The cost of credit remains artificially low, thanks to the Banks ongoing decision to keep interest rates at a mere half percent. They have been at this level since March 2009, well over a year now. When combined with the £200 billion of quantitative easing – printing money – then we have a lethal economic combination.

In 1940, Ludwig von Mises wrote, "The popularity of inflation and credit expansion, the ultimate source of the repeated attempts to render people prosperous by credit expansion, and thus the cause of the cyclical fluctuations of business, manifests itself clearly in the customary terminology. The boom is called good business, prosperity, and upswing.
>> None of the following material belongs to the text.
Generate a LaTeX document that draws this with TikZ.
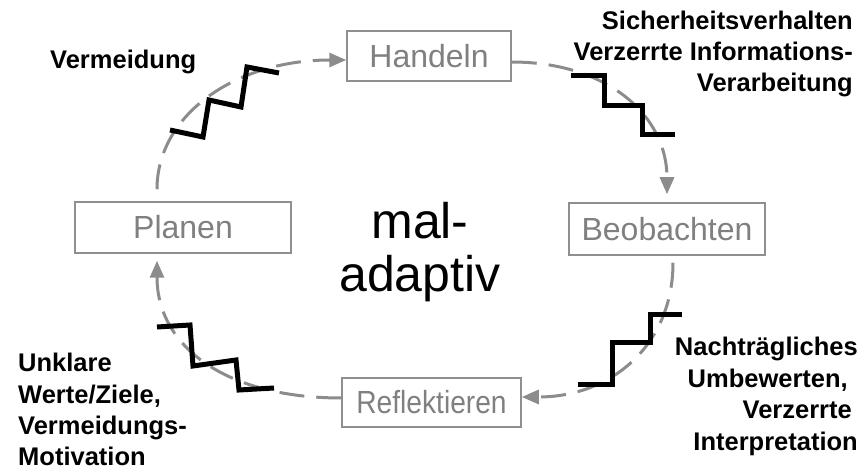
\documentclass[tikz,border=0pt]{standalone}
\usepackage{fontspec}
\setmainfont{Liberation Sans}
\usetikzlibrary{arrows.meta,calc}
\definecolor{cyc}{HTML}{8C8C8C}
\definecolor{boxline}{HTML}{8F8F8F}
\definecolor{boxtext}{HTML}{808080}
\begin{document}
\begin{tikzpicture}[x=1pt,y=-1pt,
  box/.style={draw=boxline,line width=1.5pt,fill=white,text=boxtext,
    font=\fontsize{32}{38}\selectfont,inner sep=0pt},
  cyclearrow/.style={draw=cyc,line width=3pt,dash pattern=on 25pt off 12pt,
    -{Triangle[length=17pt,width=14pt]}},
  stair/.style={draw=black,line width=5pt,miter limit=10},
  lab/.style={font=\bfseries\fontsize{25.5}{31.4}\selectfont,inner sep=0pt,text=black},
  big/.style={font=\fontsize{50}{52}\selectfont,inner sep=0pt,text=black}]
\useasboundingbox (0,0) rectangle (863,470);

% boxes
\node[box,minimum width=164pt,minimum height=50pt] (handeln) at (429,56) {Handeln};
\node[box,minimum width=196pt,minimum height=52pt] (beob) at (667,229) {Beobachten};
\node[box,minimum width=216pt,minimum height=51pt] (planen) at (183,227.5) {Planen};
\node[box,minimum width=179pt,minimum height=49pt] (refl) at (431.5,402.5) {\scalebox{0.88}[1]{Reflektieren}};

% cycle connectors
\draw[cyclearrow] ($(planen.north)+(-26,-12)$) .. controls +(0,-75) and +(-110,0) .. ($(handeln.west)+(0,4)$);
\draw[cyclearrow] ($(handeln.east)+(0,6)$) .. controls +(94,0) and +(0,-80) .. ($(beob.north)+(0,-8)$);
\draw[cyclearrow] ($(beob.south)+(6,7)$) .. controls +(0,81) and +(91,0) .. ($(refl.east)+(0,-5.5)$);
\draw[cyclearrow] ($(refl.west)+(0,-4.5)$) .. controls +(-115,0) and +(0,86) .. ($(planen.south)+(-26,7)$);

% staircases
\draw[stair] (170,130) -- (203,137) -- (209,100) -- (241,107) -- (247,67) -- (279,73);
\draw[stair] (571,76) -- (604,76) -- (604,106) -- (642,106) -- (642,135) -- (675,135);
\draw[stair] (578,385) -- (612,385) -- (612,343) -- (650,343) -- (650,315) -- (682,315);
\draw[stair] (157,327) -- (190,325) -- (193,366) -- (236,360) -- (239,390) -- (274,388);

% centre text
\node[big,anchor=base] (mal) at (420,239) {mal-};
\node[big,anchor=base] (adaptiv) at (420,292) {adaptiv};

% labels (base anchor of a multi-line node = baseline of its last line)
\node[lab,anchor=base east,align=right] (sicher) at (853,92) {Sicherheitsverhalten\\Verzerrte Informations-\\Verarbeitung};
\node[lab,anchor=base west] (verm) at (50,69) {Vermeidung};
\node[lab,anchor=base west,align=left] (unklar) at (18,466) {Unklare\\Werte/Ziele,\\Vermeidungs-\\Motivation};
\node[lab,anchor=base east,align=right] (nacht) at (858,450) {Nachträgliches\\Umbewerten,\rule{10pt}{0pt}\\Verzerrte\rule{6pt}{0pt}\\Interpretation};
\end{tikzpicture}
\end{document}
Its unavoidable aftermath, the readjustment of conditions to the real data of the market, is called crisis, slump, bad business, depression. People rebel against the insight that the disturbing element is to be seen in the malinvestment and the overconsumption of the boom period and that such an artificially induced boom is doomed. They are looking for the philosophers' stone to make it last."

We are already inducing our next boom. So unwilling are our policy makers to address the malinvestment’s from the last recession, they are instead choosing to lurch from credit fuelled crisis to crisis.

In addition to this, the threat of inflation (which our progressive friends should note, adversely affects the poor) looms large over the economy. CPI was 3.1% in August and the far more reliable measure of RPI was at 4.7%, and 4.8% the month previous. Why have interest rates not risen? The Bank has failed miserably in hitting their target of 2% and still the low interest rates and lax monetary policy continue. Unless the Bank gets a grip now, we will continue along the path of inflation and debt fuelled booms, the outcome of these policies last attempt we are still recovering from.

While we may hear a lot about fiscal policy in the next few years, it is our monetary policy, which needs the real scrutiny.